Le prince Bandar Ben Sultan Ben Abdulaziz, chef de la Saudi Intelligence Agency et SG du National Security Council, joue gros en Syrie. Depuis la mise à l’écart de l’ex-Emir du Qatar cheikh Hamad Ben Khalifa Al Thani et de celui qui fut longtemps l’homme fort du régime de Doha l’ex-PM et ex-MAE cheikh Hamad Ben Jassem Al Thani, l’Arabie saoudite tente d’exercer une sorte de monopole arabe et islamique sur le dossier syrien, profitant aussi de l’effondrement brutal du régime des Frères Musulmans en Egypte et de la révision par le PM turc Recep Tayyeb Erdogan de ses priorités politiques.
Ainsi, le royaume se retrouve, en Syrie, avec l’Opposition qu’il parraine et les groupes combattants qu’il sponsorise, face à son traditionnel rival iranien. L’élection du Président Hassan Rouhani et la recomposition en cours du paysage politique interne en Iran annoncent une possible amélioration des relations entre Téhéran et Riyad. Cela impacterait forcément la multitude de lignes de démarcation saoudo-iraniennes au Moyen-Orient, dont la Syrie, le Liban, Bahreïn, etc. En Syrie, le théâtre le plus sanglant de cette rivalité confessionelle et géopolitique, le prince Bandar Ben Sultan, qui a réussi à s’imposer comme maître d’oeuvre de l’action saoudienne avec la bénédiction de ses amitiés américaines, sait désormais que les opposants au régime de Bachar el-Assad ne sauront atteindre leurs objectifs de départ, trop ambitieux au regard de la puissance de feu du régime et surtout de ses soutiens régionaux et internationaux. Il sait également qu’aucun arrangement n’est possible en Syrie sans la Russie. Pour Bandar donc, l’Arabie saoudite peut et doit redevenir le principal interlocuteur arabo-musulman de la Russie, maintenant que la concurrence se fait rare, que l’implication américaine directe s’avère incertaine, que les tergiversations européennes s’éternisent. Par pragmatisme, les Saoudiens se rendent à l’évidence : la communauté internationale a plusieurs raisons de ne pas provoquer le renversement brutal de Bachar el-Assad, alors que la Russie a plusieurs raisons de ne pas permettre la somalisation de la Syrie et la transformation de ce pays en Etat défaillant.

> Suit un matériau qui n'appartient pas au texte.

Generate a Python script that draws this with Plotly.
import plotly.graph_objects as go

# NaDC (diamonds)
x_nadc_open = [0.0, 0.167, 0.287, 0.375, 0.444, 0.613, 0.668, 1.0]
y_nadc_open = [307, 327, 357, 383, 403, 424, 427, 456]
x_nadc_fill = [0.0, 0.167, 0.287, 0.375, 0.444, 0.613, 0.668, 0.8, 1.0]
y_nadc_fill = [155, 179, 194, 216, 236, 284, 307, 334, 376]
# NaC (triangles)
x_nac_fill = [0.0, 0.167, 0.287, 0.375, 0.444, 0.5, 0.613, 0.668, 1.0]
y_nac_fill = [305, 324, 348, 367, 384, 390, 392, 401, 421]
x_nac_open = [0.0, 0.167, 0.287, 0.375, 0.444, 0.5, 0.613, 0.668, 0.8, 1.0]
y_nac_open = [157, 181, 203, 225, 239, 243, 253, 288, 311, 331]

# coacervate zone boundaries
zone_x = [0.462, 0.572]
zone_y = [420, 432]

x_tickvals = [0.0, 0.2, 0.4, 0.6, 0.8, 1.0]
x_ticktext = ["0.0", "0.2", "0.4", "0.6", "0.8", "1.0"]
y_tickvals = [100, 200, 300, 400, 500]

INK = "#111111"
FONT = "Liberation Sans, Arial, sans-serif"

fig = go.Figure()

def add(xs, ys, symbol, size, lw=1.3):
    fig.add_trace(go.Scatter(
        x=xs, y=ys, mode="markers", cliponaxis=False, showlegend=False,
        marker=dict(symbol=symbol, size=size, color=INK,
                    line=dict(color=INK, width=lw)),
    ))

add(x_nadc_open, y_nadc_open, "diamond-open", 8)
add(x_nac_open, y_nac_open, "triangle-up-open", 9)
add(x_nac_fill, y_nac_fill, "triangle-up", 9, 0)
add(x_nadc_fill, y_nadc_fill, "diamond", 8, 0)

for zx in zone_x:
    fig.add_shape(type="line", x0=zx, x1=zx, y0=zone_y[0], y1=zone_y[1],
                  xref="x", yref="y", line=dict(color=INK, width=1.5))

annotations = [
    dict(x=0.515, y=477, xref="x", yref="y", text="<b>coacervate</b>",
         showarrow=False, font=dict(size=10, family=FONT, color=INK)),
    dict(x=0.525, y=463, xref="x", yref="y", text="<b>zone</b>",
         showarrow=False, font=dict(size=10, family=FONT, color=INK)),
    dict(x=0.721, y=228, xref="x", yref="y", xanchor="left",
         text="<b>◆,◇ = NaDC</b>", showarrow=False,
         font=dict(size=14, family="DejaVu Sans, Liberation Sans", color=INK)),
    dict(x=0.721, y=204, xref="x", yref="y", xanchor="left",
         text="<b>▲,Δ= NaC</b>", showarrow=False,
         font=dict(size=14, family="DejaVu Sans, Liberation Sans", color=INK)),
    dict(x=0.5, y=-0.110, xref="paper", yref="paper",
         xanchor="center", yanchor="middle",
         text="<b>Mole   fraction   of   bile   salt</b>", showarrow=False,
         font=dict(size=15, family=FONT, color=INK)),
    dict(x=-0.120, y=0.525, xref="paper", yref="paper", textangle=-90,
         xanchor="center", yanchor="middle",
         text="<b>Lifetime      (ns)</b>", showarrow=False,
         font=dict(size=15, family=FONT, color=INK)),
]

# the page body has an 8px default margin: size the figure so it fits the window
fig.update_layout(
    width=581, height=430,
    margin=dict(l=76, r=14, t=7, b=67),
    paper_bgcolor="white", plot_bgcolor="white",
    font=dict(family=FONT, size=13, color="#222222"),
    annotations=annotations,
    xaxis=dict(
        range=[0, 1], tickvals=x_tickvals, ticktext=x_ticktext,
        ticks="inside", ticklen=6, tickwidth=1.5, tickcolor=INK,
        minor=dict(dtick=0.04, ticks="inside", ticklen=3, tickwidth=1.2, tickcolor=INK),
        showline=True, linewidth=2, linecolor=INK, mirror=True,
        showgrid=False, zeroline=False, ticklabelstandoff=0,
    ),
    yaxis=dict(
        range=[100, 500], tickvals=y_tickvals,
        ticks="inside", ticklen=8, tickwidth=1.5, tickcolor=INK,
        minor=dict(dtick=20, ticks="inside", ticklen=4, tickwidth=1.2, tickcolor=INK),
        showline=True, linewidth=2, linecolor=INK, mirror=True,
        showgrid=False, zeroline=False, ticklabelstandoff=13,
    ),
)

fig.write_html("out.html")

La seule issue de sortie pour la crise syrienne paraît être un compromis qu’il vaut mieux rechercher rapidement. Cela semble être la nouvelle conviction du prince Bandar Ben Sultan qui, après avoir fait le tour des alliés européens (deux fois Paris, Londres, Berlin), se rend à présent à Moscou, avec les encouragements de Washington qui s’investit surtout, au Proche-Orient, dans le dossier israélo-palestinien, et qui mise sur Genève 2 pour espérer éviter l’extension de la guerre syrienne vers les pays voisins et surtout vers Israël. A Moscou, où il a été reçu le 30/07 par le Président Vladimir Poutine, Bandar Ben Sultan a parlé sécurité, terrorisme, islam politique, avec, au coeur de ses discussions, le dossier syrien.

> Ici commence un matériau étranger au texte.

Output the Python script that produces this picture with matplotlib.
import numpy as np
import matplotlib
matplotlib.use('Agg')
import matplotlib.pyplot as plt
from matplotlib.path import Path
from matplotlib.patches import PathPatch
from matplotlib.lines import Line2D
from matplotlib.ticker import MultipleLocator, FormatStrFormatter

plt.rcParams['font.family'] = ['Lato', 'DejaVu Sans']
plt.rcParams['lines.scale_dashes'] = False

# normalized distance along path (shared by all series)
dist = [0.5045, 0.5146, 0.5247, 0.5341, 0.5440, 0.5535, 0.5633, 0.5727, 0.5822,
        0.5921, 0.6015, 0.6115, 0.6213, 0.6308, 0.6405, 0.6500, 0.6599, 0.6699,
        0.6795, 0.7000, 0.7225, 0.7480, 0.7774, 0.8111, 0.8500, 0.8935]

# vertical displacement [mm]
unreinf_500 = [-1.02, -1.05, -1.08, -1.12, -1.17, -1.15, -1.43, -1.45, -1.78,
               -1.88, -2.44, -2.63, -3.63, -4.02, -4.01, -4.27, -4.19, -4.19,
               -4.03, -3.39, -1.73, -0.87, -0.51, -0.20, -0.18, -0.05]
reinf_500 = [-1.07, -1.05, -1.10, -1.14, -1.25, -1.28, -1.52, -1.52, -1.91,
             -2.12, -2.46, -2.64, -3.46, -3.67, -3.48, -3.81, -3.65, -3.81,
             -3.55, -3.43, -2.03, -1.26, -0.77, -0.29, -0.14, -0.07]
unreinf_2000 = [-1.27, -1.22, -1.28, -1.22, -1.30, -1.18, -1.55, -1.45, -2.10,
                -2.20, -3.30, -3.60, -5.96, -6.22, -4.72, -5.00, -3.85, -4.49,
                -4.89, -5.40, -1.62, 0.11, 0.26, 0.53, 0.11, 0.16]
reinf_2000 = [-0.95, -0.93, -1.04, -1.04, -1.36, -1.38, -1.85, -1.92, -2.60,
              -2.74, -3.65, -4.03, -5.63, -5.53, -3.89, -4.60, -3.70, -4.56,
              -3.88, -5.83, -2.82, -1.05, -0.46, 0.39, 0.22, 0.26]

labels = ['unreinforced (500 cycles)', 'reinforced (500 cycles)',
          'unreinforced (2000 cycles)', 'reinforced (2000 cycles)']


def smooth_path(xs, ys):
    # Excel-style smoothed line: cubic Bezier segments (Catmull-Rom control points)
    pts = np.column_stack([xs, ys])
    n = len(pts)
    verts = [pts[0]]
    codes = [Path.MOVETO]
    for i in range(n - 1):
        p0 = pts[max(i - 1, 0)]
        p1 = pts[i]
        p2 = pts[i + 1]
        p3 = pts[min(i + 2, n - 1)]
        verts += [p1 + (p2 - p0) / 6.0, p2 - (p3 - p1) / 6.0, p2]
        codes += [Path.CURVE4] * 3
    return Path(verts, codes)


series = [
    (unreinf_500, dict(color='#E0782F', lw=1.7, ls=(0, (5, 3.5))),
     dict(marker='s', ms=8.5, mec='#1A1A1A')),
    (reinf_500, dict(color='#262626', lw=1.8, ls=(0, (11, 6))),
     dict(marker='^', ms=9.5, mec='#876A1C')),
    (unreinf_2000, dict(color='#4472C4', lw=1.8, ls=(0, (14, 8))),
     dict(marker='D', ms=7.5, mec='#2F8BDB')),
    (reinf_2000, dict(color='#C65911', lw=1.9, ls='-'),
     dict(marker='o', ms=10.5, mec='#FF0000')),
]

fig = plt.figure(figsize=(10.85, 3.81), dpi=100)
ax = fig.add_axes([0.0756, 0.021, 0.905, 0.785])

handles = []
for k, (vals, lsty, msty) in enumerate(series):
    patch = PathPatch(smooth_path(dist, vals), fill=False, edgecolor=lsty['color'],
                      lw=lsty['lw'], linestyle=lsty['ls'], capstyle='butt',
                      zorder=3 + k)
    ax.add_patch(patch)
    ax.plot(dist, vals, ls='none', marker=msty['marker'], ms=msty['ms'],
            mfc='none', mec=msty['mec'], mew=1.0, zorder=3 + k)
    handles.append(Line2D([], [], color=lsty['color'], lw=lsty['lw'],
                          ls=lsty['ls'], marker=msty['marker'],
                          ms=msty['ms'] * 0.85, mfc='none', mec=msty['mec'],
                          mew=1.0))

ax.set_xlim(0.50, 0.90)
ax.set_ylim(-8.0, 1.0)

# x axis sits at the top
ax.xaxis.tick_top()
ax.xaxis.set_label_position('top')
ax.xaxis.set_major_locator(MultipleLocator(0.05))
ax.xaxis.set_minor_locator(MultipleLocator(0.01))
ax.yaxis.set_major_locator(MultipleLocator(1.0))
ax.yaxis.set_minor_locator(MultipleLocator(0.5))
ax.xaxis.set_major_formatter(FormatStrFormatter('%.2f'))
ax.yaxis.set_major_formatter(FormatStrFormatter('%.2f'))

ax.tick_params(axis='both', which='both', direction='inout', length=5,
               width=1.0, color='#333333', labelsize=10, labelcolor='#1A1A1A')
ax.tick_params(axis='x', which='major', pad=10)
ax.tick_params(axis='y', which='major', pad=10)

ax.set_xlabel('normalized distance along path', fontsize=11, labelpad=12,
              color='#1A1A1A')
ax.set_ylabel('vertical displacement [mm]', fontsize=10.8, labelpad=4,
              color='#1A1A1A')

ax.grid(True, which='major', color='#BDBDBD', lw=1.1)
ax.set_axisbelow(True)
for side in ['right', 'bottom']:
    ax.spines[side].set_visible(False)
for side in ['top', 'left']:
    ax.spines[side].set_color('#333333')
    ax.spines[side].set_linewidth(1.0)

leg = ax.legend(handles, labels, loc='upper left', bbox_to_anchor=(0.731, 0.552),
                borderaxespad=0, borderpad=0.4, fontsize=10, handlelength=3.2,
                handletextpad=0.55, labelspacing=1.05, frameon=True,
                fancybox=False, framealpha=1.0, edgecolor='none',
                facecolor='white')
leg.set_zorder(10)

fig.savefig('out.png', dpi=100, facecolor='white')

Bandar, qui poursuit la consolidation de ses positions au sein du pouvoir à Riyad, veut promettre au Roi Abdullah Ben Abdulaziz une victoire diplomatique en Syrie, faute d’avoir pu lui offrir la victoire militaire et politique. Il espère renouer avec Moscou un dialogue qui commence par la Syrie, mais qui s’étend vers l’Egypte, l’Iran, l’Irak, le Caucase, et ailleurs, après une période de froid et de tensions mêmes dans les relations saoudo-russes. Sur le dossier syrien, Bandar vise à obtenir des Russes que l’Arabie saoudite soit associée, directement et quasi-exclusivement parmi les autres acteurs du monde arabe, au tour de table qui planchera sur la restructuration du pouvoir politique en Syrie, au même titre que les puissances internationales.

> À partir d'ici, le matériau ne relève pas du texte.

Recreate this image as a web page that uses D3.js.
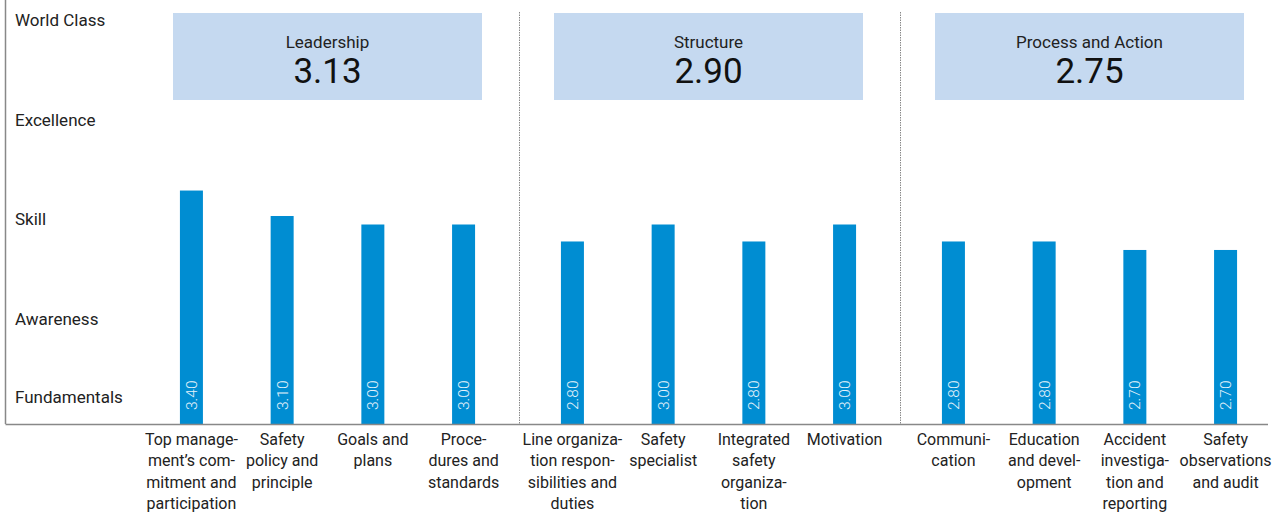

Bandar joue gros en se rendant à Moscou. Il le fait, dans un contexte régional et international favorable à un rôle plus grand de l’Arabie saoudite dans le dossier syrien, et dans un timing pertinent puisque les autres acteurs régionaux et internationaux se retrouvent, pour de multiples raisons, en marge de ce dossier. Il joue gros pour l’Arabie saoudite, et au nom de ses alliés, mais il le fait aussi et surtout peut-être au nom de son ambition personnelle. S’il réussit à peser sur les arrangements en Syrie, en coordination avec la Russie et sous le parapluie américain, faute d’avoir pu arracher une victoire militaire décisive contre Bachar el-Assad, il aurait gagné aux yeux de ses interlocuteurs internes et externes. S’il perd dans sa nouvelle action, diplomatique, sa place dans le jeu politique interne serait même compromise.